_DATA RECORDS:_
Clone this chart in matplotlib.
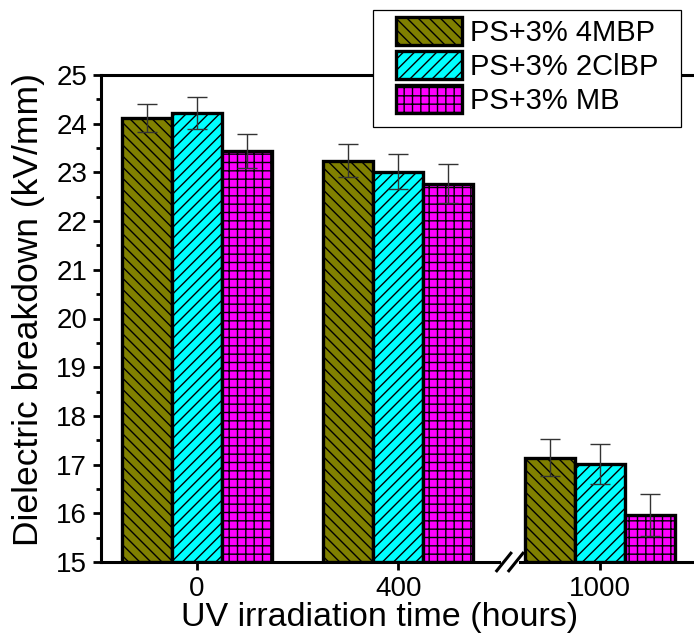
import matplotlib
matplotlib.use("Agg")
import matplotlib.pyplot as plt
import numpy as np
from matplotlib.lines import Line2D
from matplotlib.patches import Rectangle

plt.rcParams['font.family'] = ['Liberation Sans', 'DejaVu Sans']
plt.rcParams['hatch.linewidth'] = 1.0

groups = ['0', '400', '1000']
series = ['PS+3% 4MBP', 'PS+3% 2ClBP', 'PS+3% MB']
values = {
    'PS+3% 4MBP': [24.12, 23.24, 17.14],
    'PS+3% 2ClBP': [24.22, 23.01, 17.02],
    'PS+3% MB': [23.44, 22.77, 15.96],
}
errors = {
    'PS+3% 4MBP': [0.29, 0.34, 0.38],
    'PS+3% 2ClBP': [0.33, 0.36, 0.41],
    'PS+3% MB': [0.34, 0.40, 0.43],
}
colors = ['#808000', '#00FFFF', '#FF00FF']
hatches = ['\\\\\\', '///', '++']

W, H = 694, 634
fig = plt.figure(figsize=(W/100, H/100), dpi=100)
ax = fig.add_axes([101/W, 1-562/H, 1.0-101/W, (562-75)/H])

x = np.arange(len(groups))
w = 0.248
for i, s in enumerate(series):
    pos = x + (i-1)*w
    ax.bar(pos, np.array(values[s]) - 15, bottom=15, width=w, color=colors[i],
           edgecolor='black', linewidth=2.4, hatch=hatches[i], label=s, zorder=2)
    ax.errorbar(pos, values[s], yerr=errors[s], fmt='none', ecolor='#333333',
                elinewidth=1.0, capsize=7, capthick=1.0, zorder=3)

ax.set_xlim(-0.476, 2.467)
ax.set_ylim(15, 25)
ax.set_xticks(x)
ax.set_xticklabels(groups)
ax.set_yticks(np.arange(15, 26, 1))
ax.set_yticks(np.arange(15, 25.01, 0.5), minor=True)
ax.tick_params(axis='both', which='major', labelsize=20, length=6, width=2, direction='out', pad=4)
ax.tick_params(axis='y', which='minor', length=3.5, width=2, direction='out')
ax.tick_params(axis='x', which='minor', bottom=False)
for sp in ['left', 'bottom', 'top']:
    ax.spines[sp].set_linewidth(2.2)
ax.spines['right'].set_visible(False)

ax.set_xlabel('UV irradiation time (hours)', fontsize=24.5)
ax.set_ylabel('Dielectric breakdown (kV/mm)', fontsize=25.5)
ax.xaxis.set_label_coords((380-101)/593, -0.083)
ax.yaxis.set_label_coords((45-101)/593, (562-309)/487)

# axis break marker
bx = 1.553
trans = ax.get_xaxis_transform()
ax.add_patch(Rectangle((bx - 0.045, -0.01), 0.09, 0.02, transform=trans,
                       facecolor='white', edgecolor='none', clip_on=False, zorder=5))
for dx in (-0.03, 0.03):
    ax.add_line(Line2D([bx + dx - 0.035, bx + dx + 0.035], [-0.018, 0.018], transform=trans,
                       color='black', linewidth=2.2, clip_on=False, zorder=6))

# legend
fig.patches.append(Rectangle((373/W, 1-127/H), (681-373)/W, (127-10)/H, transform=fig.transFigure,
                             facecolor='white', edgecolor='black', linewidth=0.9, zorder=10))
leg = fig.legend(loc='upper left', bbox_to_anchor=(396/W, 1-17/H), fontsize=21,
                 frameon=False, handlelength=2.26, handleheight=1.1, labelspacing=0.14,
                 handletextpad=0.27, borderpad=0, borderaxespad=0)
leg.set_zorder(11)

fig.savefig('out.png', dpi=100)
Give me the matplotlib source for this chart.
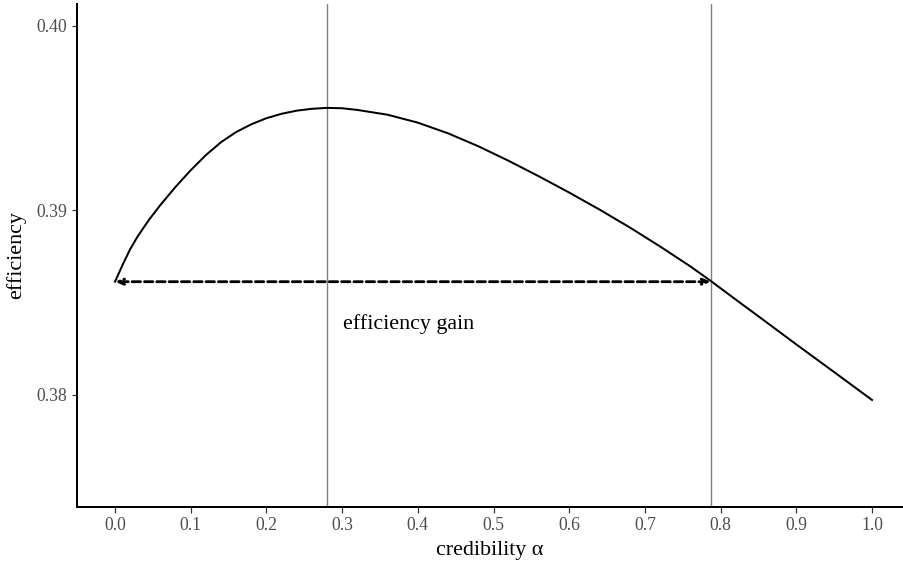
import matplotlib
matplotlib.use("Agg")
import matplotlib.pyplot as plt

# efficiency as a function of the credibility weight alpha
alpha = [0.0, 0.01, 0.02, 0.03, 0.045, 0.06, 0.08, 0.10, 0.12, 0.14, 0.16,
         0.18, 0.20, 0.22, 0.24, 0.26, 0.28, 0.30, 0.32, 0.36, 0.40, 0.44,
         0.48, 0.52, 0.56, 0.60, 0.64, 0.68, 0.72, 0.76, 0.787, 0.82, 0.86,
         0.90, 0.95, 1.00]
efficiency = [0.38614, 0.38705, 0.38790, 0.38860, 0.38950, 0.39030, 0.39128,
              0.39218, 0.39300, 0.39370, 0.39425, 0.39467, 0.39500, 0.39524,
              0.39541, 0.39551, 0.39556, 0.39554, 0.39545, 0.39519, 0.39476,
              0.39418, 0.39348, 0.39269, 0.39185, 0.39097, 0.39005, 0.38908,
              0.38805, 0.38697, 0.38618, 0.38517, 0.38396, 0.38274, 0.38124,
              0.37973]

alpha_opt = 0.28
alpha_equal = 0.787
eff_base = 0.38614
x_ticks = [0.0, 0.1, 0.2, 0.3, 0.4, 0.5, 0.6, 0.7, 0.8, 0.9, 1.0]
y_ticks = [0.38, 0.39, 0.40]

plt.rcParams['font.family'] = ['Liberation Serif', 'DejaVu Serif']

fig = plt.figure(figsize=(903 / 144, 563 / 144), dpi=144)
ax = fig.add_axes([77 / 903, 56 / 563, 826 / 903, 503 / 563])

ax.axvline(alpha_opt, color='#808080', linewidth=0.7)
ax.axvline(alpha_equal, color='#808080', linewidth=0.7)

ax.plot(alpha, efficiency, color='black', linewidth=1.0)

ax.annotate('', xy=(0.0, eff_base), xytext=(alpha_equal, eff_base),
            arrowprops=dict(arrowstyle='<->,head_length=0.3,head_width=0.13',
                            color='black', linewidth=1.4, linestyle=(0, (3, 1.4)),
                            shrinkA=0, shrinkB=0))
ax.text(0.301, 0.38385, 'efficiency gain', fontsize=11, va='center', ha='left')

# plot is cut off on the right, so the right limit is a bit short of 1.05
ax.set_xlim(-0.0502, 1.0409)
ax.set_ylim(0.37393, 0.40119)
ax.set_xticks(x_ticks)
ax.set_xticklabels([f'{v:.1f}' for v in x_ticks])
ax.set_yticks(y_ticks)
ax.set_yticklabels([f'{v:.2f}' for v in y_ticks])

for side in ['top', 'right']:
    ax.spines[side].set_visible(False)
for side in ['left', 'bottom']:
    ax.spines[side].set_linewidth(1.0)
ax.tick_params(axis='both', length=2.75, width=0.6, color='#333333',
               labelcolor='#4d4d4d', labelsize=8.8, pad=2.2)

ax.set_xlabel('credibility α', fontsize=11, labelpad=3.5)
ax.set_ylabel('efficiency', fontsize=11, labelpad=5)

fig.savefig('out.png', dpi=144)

_GIVEN PROBLEM:_
Copy every line of the records above that contains "matplotlib".

_COMPLETE OUTPUT:_
Clone this chart in matplotlib.
import matplotlib
matplotlib.use("Agg")
import matplotlib.pyplot as plt
from matplotlib.lines import Line2D
from matplotlib.patches import Rectangle
Give me the matplotlib source for this chart.
import matplotlib
matplotlib.use("Agg")
import matplotlib.pyplot as plt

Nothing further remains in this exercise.